Le Professeur avait enseigné à Mogadiscio, capitale portuaire de la Somalie. Ce pays fut italien de 1889 à 1936. Mussolini l’inclut dans une Afrique orientale italienne entre 1936 et 1941. Si l’on étudie l’implantation italienne ici, et la colonisation progressive qui s’en suit, on constate d’emblée une dureté, une ingratitude et une violence inouïe à l’endroit des autochtones. Une politique discriminatoire sans précédent ! Tous les secteurs importants sont gérés et quadrillés par l’administrateur italien. Les jeunes indigènes n’ont pas accès à l’éducation publique, et ne sont pas formés professionnellement. L’unique voie d’apprentissage pour la population locale – les Somaliens sont pour l’essentiel musulmans -, ce sont les médersas et les écoles coraniques. Tout cela aura forcément une incidence pour l’avenir.

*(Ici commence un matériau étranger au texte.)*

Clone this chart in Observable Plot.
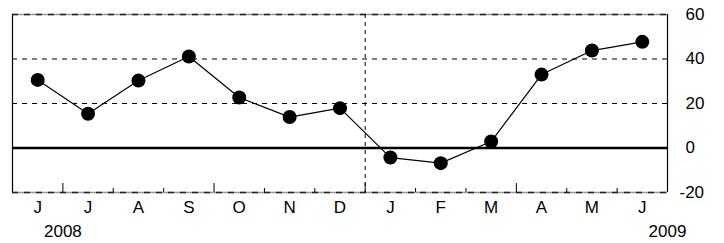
<!DOCTYPE html>
<html>
<head>
<meta charset="utf-8">
<script src="https://cdn.jsdelivr.net/npm/d3@7"></script>
<script src="https://cdn.jsdelivr.net/npm/@observablehq/plot@0.6"></script>
<style>
  html, body { margin: 0; padding: 0; background: #fff; }
  svg { display: block; }
</style>
</head>
<body>
<div id="chart"></div>
<script>
const months = ["J", "J", "A", "S", "O", "N", "D", "J", "F", "M", "A", "M", "J"];
const values = [30.6, 15.4, 30.3, 41.1, 22.7, 13.9, 17.9, -4.3, -6.8, 2.9, 33.0, 43.8, 47.7];
const yTicks = [60, 40, 20, 0, -20];
const gridLines = [40, 20];
const tallTicks = [0.5, 3.5, 6.5, 9.5];
const shortTicks = [1.5, 2.5, 4.5, 5.5, 7.5, 8.5, 10.5, 11.5];
const yearLabels = [{x: 0.5, text: "2008"}, {x: 12.5, text: "2009"}];
const yearDivider = [6.5];

const data = values.map((v, i) => ({i, v, m: months[i]}));
const font = "Liberation Sans, Arial, Helvetica, sans-serif";

const chart = Plot.plot({
  width: 724,
  height: 243,
  marginLeft: 12,
  marginRight: 57,
  marginTop: 14,
  marginBottom: 51,
  x: {type: "linear", domain: [-0.5, 12.5], axis: null},
  y: {domain: [-20, 60], axis: null},
  style: {fontFamily: font, fontSize: "17px", color: "#000", background: "#fff"},
  marks: [
    Plot.ruleY(gridLines, {stroke: "#000", strokeWidth: 1, strokeDasharray: "5,5"}),
    Plot.ruleY([60, -20], {stroke: "#999", strokeWidth: 1.5}),
    Plot.ruleY([60, -20], {stroke: "#222", strokeWidth: 1.5, strokeDasharray: "6,6"}),
    Plot.ruleX(yearDivider, {stroke: "#000", strokeWidth: 1, strokeDasharray: "4,4"}),
    Plot.ruleX([-0.5, 12.5], {stroke: "#000", strokeWidth: 1.2}),
    Plot.ruleX(tallTicks, {y1: 60, y2: -20, insetTop: 169, stroke: "#000", strokeWidth: 1}),
    Plot.ruleX(shortTicks, {y1: 60, y2: -20, insetTop: 174, stroke: "#000", strokeWidth: 1}),
    Plot.ruleY([0], {stroke: "#000", strokeWidth: 2.5}),
    Plot.line(data, {x: "i", y: "v", stroke: "#000", strokeWidth: 1.2}),
    Plot.dot(data, {x: "i", y: "v", r: 7, fill: "#000", stroke: "none"}),
    Plot.text(data, {x: "i", y: -20, text: "m", dy: 15, lineAnchor: "middle", fill: "#000"}),
    Plot.text(yearLabels, {x: "x", y: -20, text: "text", dy: 39, lineAnchor: "middle", fill: "#000"}),
    Plot.text(yTicks.filter(d => d >= 0), {x: 12.5, y: d => d, text: d => String(d), dx: 18, textAnchor: "start", lineAnchor: "middle", fill: "#000"}),
    Plot.text(yTicks.filter(d => d < 0), {x: 12.5, y: d => d, text: d => String(d), dx: 12, textAnchor: "start", lineAnchor: "middle", fill: "#000"})
  ]
});
document.getElementById("chart").appendChild(chart);
</script>
</body>
</html>
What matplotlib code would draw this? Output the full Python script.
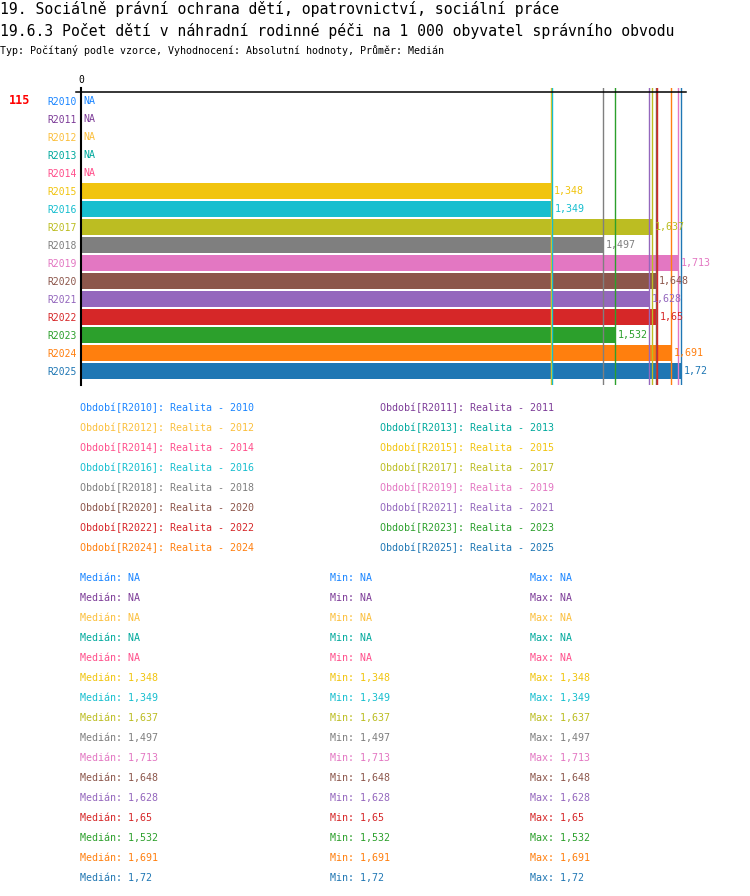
import matplotlib
matplotlib.use("Agg")
import matplotlib.pyplot as plt
import numpy as np

W, H = 750, 896

periods = ["R2010", "R2011", "R2012", "R2013", "R2014", "R2015", "R2016", "R2017",
           "R2018", "R2019", "R2020", "R2021", "R2022", "R2023", "R2024", "R2025"]
years = [p[1:] for p in periods]
values = [None, None, None, None, None, 1.348, 1.349, 1.637,
          1.497, 1.713, 1.648, 1.628, 1.65, 1.532, 1.691, 1.72]
colors = ["#1a85ff", "#7d3c98", "#fbbf3c", "#00a99d", "#ff4f8b", "#f1c40f", "#17becf", "#bcbd22",
          "#7f7f7f", "#e377c2", "#8c564b", "#9467bd", "#d62728", "#2ca02c", "#ff7f0e", "#1f77b4"]

title1 = "19. Sociálně právní ochrana dětí, opatrovnictví, sociální práce"
title2 = "19.6.3 Počet dětí v náhradní rodinné péči na 1 000 obyvatel správního obvodu"
subtitle = "Typ: Počítaný podle vzorce, Vyhodnocení: Absolutní hodnoty, Průměr: Medián"
territory = "115"

plt.rcParams['font.family'] = ['DejaVu Sans Mono', 'DejaVu Sans']


def fmt(v):
    if v is None:
        return "NA"
    return f"{v:g}".replace(".", ",")


def fx(x):
    return x / W


def fy(y):
    return 1 - y / H


fig = plt.figure(figsize=(W / 100, H / 100), dpi=100)

# plot area in pixels
left, right, top, bottom = 81, 686, 88, 385
ax = fig.add_axes([fx(left), fy(bottom), (right - left) / W, (bottom - top) / H])

px_per_unit = 348.8
row_h = 18.0
ax.set_xlim(0, (right - left) / px_per_unit)
ax.set_ylim((bottom - 101.3) / row_h, (top - 101.3) / row_h)

ypos = np.arange(len(periods))
for i, v in enumerate(values):
    if v is not None:
        ax.barh(ypos[i], v, height=16 / row_h, color=colors[i], zorder=2)
for i, v in enumerate(values):
    if v is not None:
        ax.axvline(v, color=colors[i], lw=1, zorder=3)
for i, v in enumerate(values):
    xv = 0 if v is None else v
    ax.annotate(fmt(v), (xv, ypos[i]), xytext=(2, 0), textcoords="offset points",
                va="center", ha="left", fontsize=7.2, color=colors[i], zorder=4)

# top axis line, slightly past the left spine
ax.plot([-5 / px_per_unit, ax.get_xlim()[1]], [-0.5, -0.5], color="black", lw=1.1,
        zorder=5, clip_on=False)
for s in ["top", "right", "bottom"]:
    ax.spines[s].set_visible(False)
ax.spines["left"].set_linewidth(1.5)
ax.spines["left"].set_zorder(6)

ax.xaxis.tick_top()
ax.set_xticks([0])
ax.set_xticklabels(["0"], fontsize=7)
ax.tick_params(axis="x", length=0, pad=2)
ax.set_yticks(ypos)
ax.set_yticklabels(periods, fontsize=7)
ax.tick_params(axis="y", length=0, pad=3)
for lbl, c in zip(ax.get_yticklabels(), colors):
    lbl.set_color(c)

fig.text(fx(0), fy(9), title1, fontsize=10.6, va="center", ha="left")
fig.text(fx(0), fy(31), title2, fontsize=10.6, va="center", ha="left")
fig.text(fx(0), fy(51), subtitle, fontsize=7.2, va="center", ha="left")
fig.text(fx(9), fy(101), territory, fontsize=8.5, fontweight="bold", color="red",
         va="center", ha="left")

# legend
for i, (p, yr) in enumerate(zip(periods, years)):
    col, row = i % 2, i // 2
    fig.text(fx(80 + col * 300), fy(408 + row * 20), f"Období[{p}]: Realita - {yr}",
             fontsize=7.2, color=colors[i], va="center", ha="left")

# statistics
for i, v in enumerate(values):
    y = fy(578 + i * 20)
    fig.text(fx(80), y, f"Medián: {fmt(v)}", fontsize=7.2, color=colors[i], va="center")
    fig.text(fx(330), y, f"Min: {fmt(v)}", fontsize=7.2, color=colors[i], va="center")
    fig.text(fx(530), y, f"Max: {fmt(v)}", fontsize=7.2, color=colors[i], va="center")

fig.savefig("out.png", dpi=100)
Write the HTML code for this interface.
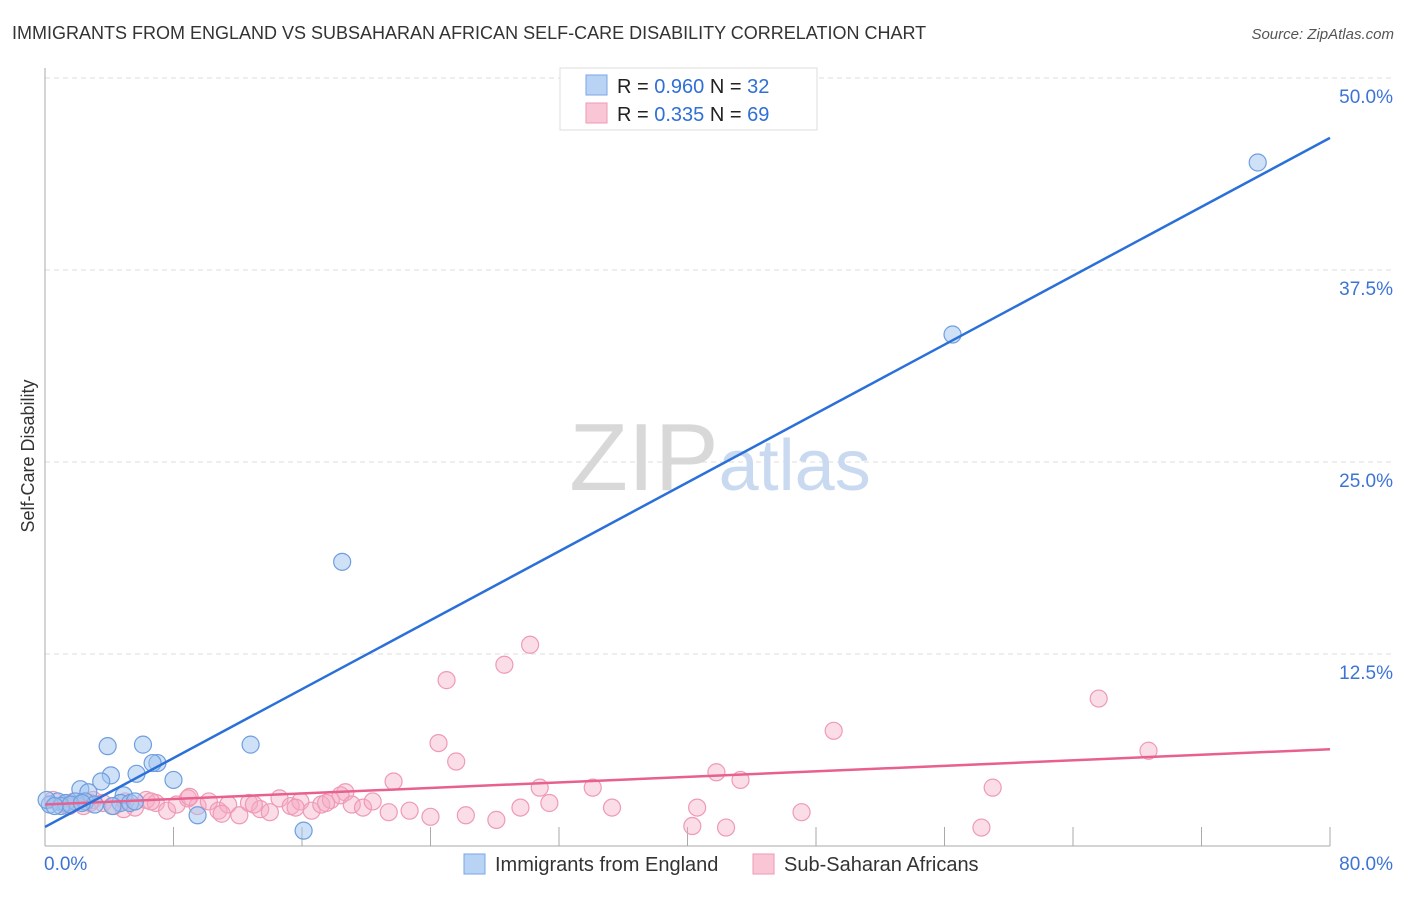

Ceux qui suivent les évolutions plus contemporaines de la Somalie saisiront.
Aussi, les Nations Unies donneront dix ans à l’Italie (1950-1960), par l’envoi de coopérants, pour former des cadres somaliens et préparer l’indépendance de ce pays. À la veille de celle-ci, beaucoup restait à faire néanmoins. Il est clair que notre Dominici/Alain Delon aura vécu cette période. Question intéressante, à laquelle le film ne répond pas et nous préférons, sans doute, qu’il n’y réponde aucunement : Quels furent les élèves du Professeur en Somalie ?
Il en ressort clairement que le rejeton d’un haut gradé italien, installé aux Colonies, n’est plus nulle part chez lui. Ceux qui, comme moi, auront connu l’Afrique française comprendront.